In Parashat Behar, the Torah introduces the laws of the Sabbatical year and the Jubilee:
“The land shall not be sold forever, for the land is Mine; you are strangers and settlers with Me.”
This verse reshapes the entire human relationship to land and almighty. Ownership is never absolute. The earth is entrusted to us, not possessed by us. The people of Israel are called to live in the Land with humility, justice, and gratitude.
Modern Zionism often focused on rebuilding farms, cities, and institutions after centuries of exile. But Parashat Behar reminds us that the return to Zion is not only about sovereignty; it is about sacred responsibility. A Jewish state without moral vision would miss the Torah’s deeper purpose. The land is holy not because it grants power, but because it demands higher standards of attitude.

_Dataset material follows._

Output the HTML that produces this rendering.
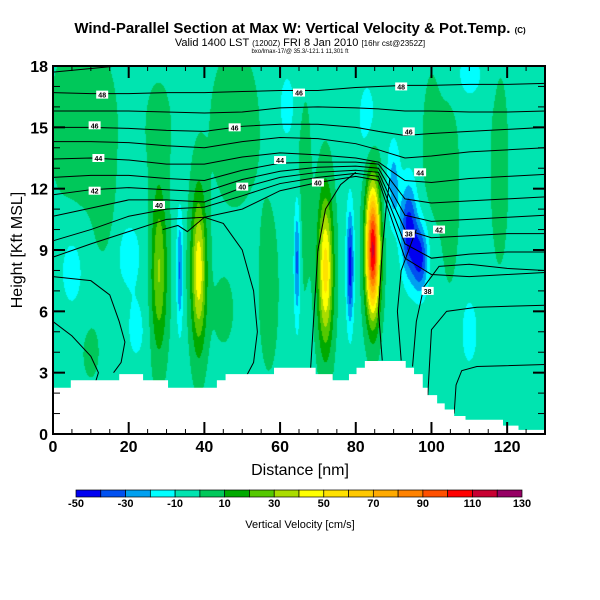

The pioneers who drained swamps, planted vineyards, and revived Hebrew were not merely building a country. Whether religious or secular, many were participating in an ancient covenantal story: the return of a scattered people to the soil of their ancestors. Parashat Behar teaches that redemption begins when a people reconnects not only to territory, but to purpose.
The Sabbatical year required extraordinary faith. Farmers were commanded to stop working the land every seventh year and trust that God would provide. Economically, this seemed irrational. Spiritually, it was revolutionary. Faith in Judaism is rarely passive belief. It is courageous action rooted in trust.

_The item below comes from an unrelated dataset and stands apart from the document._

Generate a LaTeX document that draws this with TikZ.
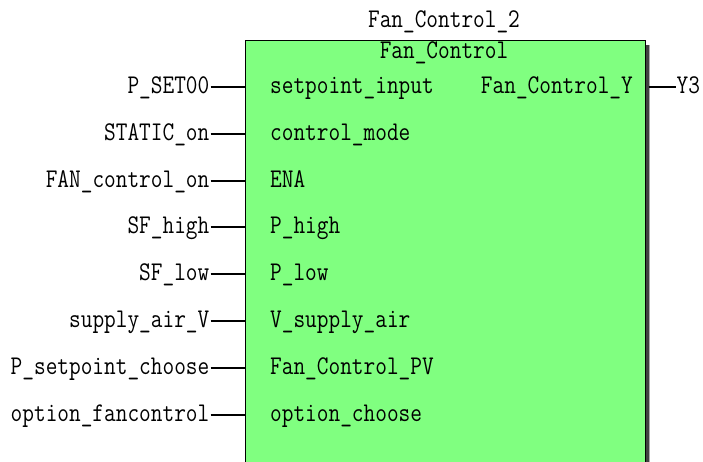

The Jewish return to Zion demanded exactly this kind of faith. After centuries of persecution, exile, expulsions, and genocide, the Jewish people could have surrendered to despair. Instead, they rebuilt. Against overwhelming odds, they revived a nation, a language, and a homeland.
Like the farmer entering the Sabbatical year, Zionism required the willingness to step into uncertainty while believing that history was not abandoned by God. Faith does not eliminate fear. It gives us the strength to move forward despite fear.
The second Parasha, Bechukotai, contains both soaring blessings and devastating warnings. It describes prosperity when Israel walks in God’s ways, and exile when the covenant is abandoned. Yet even in the darkest passages, hope never disappears.
One of the Torah’s most astonishing promises appears near the end:
“Even when they are in the land of their enemies, I will not reject them nor destroy them completely.” Jewish history is the living testimony of this promise.
Empires rose and fell. Nations vanished. Yet the Jewish people survived exile after exile while preserving memory, prayer, and hope. For nearly two thousand years Jews ended the Passover Seder with the words: “Next year in Jerusalem.” This was not fantasy. It was faith refusing to die.
The rebirth of Israel in modern times can be understood as one of history’s greatest affirmations of Bechukotai’s message: exile is not the end of the story. At its deepest level, Zionism is the refusal to believe that Jewish history is meaningless. It is the declaration that after destruction can come renewal, after exile can come return, and after tragedy can come life.
Every generation faces moments when the future seems uncertain. War, division, hatred, and fear can cloud vision. These parashot remind us that the Jewish story has always advanced through resilient faith.
To believe in the future of Israel is to believe that history can bend toward redemption.
To live with faith is to understand that even in difficult times, the covenant continues.
The Torah does not promise an easy journey. It promises that the journey has meaning.